§ Work required: Your task is to copy the material exactly.

Start of Data section

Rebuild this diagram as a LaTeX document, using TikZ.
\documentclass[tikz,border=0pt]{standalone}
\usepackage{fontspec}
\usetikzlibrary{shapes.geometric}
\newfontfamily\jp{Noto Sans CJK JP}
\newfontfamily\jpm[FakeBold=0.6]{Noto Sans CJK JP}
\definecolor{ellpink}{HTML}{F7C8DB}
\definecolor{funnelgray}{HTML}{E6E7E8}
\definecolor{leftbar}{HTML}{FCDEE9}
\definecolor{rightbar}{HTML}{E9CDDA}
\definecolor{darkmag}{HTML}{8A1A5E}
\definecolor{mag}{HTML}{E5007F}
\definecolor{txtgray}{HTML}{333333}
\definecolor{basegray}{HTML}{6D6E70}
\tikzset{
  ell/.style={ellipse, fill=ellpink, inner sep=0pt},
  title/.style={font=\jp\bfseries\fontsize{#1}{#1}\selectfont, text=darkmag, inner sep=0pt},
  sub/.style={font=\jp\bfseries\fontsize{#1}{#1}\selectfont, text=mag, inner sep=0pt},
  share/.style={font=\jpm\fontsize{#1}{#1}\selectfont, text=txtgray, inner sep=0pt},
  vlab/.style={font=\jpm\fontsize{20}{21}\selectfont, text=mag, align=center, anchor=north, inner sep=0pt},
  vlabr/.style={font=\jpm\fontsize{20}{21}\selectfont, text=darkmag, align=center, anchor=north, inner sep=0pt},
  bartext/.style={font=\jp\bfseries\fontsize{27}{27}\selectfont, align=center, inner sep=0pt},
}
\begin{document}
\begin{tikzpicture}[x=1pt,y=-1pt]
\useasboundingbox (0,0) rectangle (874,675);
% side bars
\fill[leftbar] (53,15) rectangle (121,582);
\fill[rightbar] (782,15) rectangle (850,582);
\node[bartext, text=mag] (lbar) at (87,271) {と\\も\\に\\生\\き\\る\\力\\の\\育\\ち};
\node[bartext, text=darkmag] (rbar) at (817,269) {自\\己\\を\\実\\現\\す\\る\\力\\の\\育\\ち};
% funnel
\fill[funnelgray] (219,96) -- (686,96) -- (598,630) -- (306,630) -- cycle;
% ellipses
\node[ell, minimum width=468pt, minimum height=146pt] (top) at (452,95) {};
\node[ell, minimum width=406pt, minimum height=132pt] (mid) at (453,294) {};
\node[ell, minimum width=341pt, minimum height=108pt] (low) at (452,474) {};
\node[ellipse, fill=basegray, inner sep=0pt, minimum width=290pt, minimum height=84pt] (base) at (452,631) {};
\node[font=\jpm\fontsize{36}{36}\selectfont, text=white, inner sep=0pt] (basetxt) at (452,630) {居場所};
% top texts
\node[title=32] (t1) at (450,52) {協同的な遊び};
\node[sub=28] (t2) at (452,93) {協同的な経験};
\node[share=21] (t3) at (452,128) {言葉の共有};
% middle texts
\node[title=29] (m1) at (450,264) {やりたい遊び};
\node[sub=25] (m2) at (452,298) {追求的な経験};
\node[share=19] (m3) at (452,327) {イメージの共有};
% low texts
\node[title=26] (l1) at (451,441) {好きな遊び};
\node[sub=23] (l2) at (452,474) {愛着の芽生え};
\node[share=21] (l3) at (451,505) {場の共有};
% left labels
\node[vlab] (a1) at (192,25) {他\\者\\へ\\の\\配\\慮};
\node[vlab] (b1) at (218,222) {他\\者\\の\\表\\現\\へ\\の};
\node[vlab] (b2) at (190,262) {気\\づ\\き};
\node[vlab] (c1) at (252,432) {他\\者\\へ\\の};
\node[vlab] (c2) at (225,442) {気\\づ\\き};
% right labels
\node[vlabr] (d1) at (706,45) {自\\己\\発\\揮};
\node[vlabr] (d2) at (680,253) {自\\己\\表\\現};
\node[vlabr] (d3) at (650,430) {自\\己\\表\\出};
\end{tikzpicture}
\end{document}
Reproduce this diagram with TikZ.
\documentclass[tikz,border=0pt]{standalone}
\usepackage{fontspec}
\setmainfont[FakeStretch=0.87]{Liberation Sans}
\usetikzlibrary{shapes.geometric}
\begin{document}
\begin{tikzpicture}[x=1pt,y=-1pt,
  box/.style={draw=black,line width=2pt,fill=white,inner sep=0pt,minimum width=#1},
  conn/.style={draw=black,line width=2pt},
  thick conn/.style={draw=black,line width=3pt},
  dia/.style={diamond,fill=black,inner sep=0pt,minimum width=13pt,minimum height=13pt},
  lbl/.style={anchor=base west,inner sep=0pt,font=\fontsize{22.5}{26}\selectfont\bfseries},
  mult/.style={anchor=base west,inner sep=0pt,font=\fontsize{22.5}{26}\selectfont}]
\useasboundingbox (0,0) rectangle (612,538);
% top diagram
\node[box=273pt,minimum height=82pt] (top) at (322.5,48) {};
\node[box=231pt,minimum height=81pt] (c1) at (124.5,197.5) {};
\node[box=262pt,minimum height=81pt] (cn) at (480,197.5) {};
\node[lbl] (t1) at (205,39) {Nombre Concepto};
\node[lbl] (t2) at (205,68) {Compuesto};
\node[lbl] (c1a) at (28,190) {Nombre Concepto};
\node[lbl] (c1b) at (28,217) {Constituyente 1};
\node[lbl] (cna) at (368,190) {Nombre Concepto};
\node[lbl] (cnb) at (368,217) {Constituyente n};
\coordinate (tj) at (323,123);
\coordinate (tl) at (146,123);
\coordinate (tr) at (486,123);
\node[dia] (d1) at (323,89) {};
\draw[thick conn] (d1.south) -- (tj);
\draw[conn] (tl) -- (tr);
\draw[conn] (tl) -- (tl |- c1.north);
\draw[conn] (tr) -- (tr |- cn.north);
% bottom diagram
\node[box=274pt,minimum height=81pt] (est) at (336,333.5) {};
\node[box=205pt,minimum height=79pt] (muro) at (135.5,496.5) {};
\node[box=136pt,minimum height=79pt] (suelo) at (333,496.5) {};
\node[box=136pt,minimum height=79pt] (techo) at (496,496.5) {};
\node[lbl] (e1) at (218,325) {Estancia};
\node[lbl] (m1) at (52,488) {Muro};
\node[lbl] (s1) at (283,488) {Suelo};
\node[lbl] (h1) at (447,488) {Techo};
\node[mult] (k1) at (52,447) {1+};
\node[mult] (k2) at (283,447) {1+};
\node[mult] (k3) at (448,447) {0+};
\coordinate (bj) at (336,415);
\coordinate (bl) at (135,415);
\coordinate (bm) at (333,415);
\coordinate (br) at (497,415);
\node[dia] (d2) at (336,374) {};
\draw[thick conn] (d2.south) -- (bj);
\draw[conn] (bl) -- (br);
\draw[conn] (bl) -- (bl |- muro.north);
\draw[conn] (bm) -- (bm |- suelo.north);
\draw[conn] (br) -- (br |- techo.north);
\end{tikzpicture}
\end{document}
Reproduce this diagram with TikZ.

End of Data section

§ Exercise output:
Rebuild this diagram as a LaTeX document, using TikZ.
\documentclass[tikz,border=0pt]{standalone}
\usepackage{fontspec}
\usetikzlibrary{shapes.geometric}
\newfontfamily\jp{Noto Sans CJK JP}
\newfontfamily\jpm[FakeBold=0.6]{Noto Sans CJK JP}
\definecolor{ellpink}{HTML}{F7C8DB}
\definecolor{funnelgray}{HTML}{E6E7E8}
\definecolor{leftbar}{HTML}{FCDEE9}
\definecolor{rightbar}{HTML}{E9CDDA}
\definecolor{darkmag}{HTML}{8A1A5E}
\definecolor{mag}{HTML}{E5007F}
\definecolor{txtgray}{HTML}{333333}
\definecolor{basegray}{HTML}{6D6E70}
\tikzset{
  ell/.style={ellipse, fill=ellpink, inner sep=0pt},
  title/.style={font=\jp\bfseries\fontsize{#1}{#1}\selectfont, text=darkmag, inner sep=0pt},
  sub/.style={font=\jp\bfseries\fontsize{#1}{#1}\selectfont, text=mag, inner sep=0pt},
  share/.style={font=\jpm\fontsize{#1}{#1}\selectfont, text=txtgray, inner sep=0pt},
  vlab/.style={font=\jpm\fontsize{20}{21}\selectfont, text=mag, align=center, anchor=north, inner sep=0pt},
  vlabr/.style={font=\jpm\fontsize{20}{21}\selectfont, text=darkmag, align=center, anchor=north, inner sep=0pt},
  bartext/.style={font=\jp\bfseries\fontsize{27}{27}\selectfont, align=center, inner sep=0pt},
}
\begin{document}
\begin{tikzpicture}[x=1pt,y=-1pt]
\useasboundingbox (0,0) rectangle (874,675);
% side bars
\fill[leftbar] (53,15) rectangle (121,582);
\fill[rightbar] (782,15) rectangle (850,582);
\node[bartext, text=mag] (lbar) at (87,271) {と\\も\\に\\生\\き\\る\\力\\の\\育\\ち};
\node[bartext, text=darkmag] (rbar) at (817,269) {自\\己\\を\\実\\現\\す\\る\\力\\の\\育\\ち};
% funnel
\fill[funnelgray] (219,96) -- (686,96) -- (598,630) -- (306,630) -- cycle;
% ellipses
\node[ell, minimum width=468pt, minimum height=146pt] (top) at (452,95) {};
\node[ell, minimum width=406pt, minimum height=132pt] (mid) at (453,294) {};
\node[ell, minimum width=341pt, minimum height=108pt] (low) at (452,474) {};
\node[ellipse, fill=basegray, inner sep=0pt, minimum width=290pt, minimum height=84pt] (base) at (452,631) {};
\node[font=\jpm\fontsize{36}{36}\selectfont, text=white, inner sep=0pt] (basetxt) at (452,630) {居場所};
% top texts
\node[title=32] (t1) at (450,52) {協同的な遊び};
\node[sub=28] (t2) at (452,93) {協同的な経験};
\node[share=21] (t3) at (452,128) {言葉の共有};
% middle texts
\node[title=29] (m1) at (450,264) {やりたい遊び};
\node[sub=25] (m2) at (452,298) {追求的な経験};
\node[share=19] (m3) at (452,327) {イメージの共有};
% low texts
\node[title=26] (l1) at (451,441) {好きな遊び};
\node[sub=23] (l2) at (452,474) {愛着の芽生え};
\node[share=21] (l3) at (451,505) {場の共有};
% left labels
\node[vlab] (a1) at (192,25) {他\\者\\へ\\の\\配\\慮};
\node[vlab] (b1) at (218,222) {他\\者\\の\\表\\現\\へ\\の};
\node[vlab] (b2) at (190,262) {気\\づ\\き};
\node[vlab] (c1) at (252,432) {他\\者\\へ\\の};
\node[vlab] (c2) at (225,442) {気\\づ\\き};
% right labels
\node[vlabr] (d1) at (706,45) {自\\己\\発\\揮};
\node[vlabr] (d2) at (680,253) {自\\己\\表\\現};
\node[vlabr] (d3) at (650,430) {自\\己\\表\\出};
\end{tikzpicture}
\end{document}
Reproduce this diagram with TikZ.
\documentclass[tikz,border=0pt]{standalone}
\usepackage{fontspec}
\setmainfont[FakeStretch=0.87]{Liberation Sans}
\usetikzlibrary{shapes.geometric}
\begin{document}
\begin{tikzpicture}[x=1pt,y=-1pt,
  box/.style={draw=black,line width=2pt,fill=white,inner sep=0pt,minimum width=#1},
  conn/.style={draw=black,line width=2pt},
  thick conn/.style={draw=black,line width=3pt},
  dia/.style={diamond,fill=black,inner sep=0pt,minimum width=13pt,minimum height=13pt},
  lbl/.style={anchor=base west,inner sep=0pt,font=\fontsize{22.5}{26}\selectfont\bfseries},
  mult/.style={anchor=base west,inner sep=0pt,font=\fontsize{22.5}{26}\selectfont}]
\useasboundingbox (0,0) rectangle (612,538);
% top diagram
\node[box=273pt,minimum height=82pt] (top) at (322.5,48) {};
\node[box=231pt,minimum height=81pt] (c1) at (124.5,197.5) {};
\node[box=262pt,minimum height=81pt] (cn) at (480,197.5) {};
\node[lbl] (t1) at (205,39) {Nombre Concepto};
\node[lbl] (t2) at (205,68) {Compuesto};
\node[lbl] (c1a) at (28,190) {Nombre Concepto};
\node[lbl] (c1b) at (28,217) {Constituyente 1};
\node[lbl] (cna) at (368,190) {Nombre Concepto};
\node[lbl] (cnb) at (368,217) {Constituyente n};
\coordinate (tj) at (323,123);
\coordinate (tl) at (146,123);
\coordinate (tr) at (486,123);
\node[dia] (d1) at (323,89) {};
\draw[thick conn] (d1.south) -- (tj);
\draw[conn] (tl) -- (tr);
\draw[conn] (tl) -- (tl |- c1.north);
\draw[conn] (tr) -- (tr |- cn.north);
% bottom diagram
\node[box=274pt,minimum height=81pt] (est) at (336,333.5) {};
\node[box=205pt,minimum height=79pt] (muro) at (135.5,496.5) {};
\node[box=136pt,minimum height=79pt] (suelo) at (333,496.5) {};
\node[box=136pt,minimum height=79pt] (techo) at (496,496.5) {};
\node[lbl] (e1) at (218,325) {Estancia};
\node[lbl] (m1) at (52,488) {Muro};
\node[lbl] (s1) at (283,488) {Suelo};
\node[lbl] (h1) at (447,488) {Techo};
\node[mult] (k1) at (52,447) {1+};
\node[mult] (k2) at (283,447) {1+};
\node[mult] (k3) at (448,447) {0+};
\coordinate (bj) at (336,415);
\coordinate (bl) at (135,415);
\coordinate (bm) at (333,415);
\coordinate (br) at (497,415);
\node[dia] (d2) at (336,374) {};
\draw[thick conn] (d2.south) -- (bj);
\draw[conn] (bl) -- (br);
\draw[conn] (bl) -- (bl |- muro.north);
\draw[conn] (bm) -- (bm |- suelo.north);
\draw[conn] (br) -- (br |- techo.north);
\end{tikzpicture}
\end{document}
Reproduce this diagram with TikZ.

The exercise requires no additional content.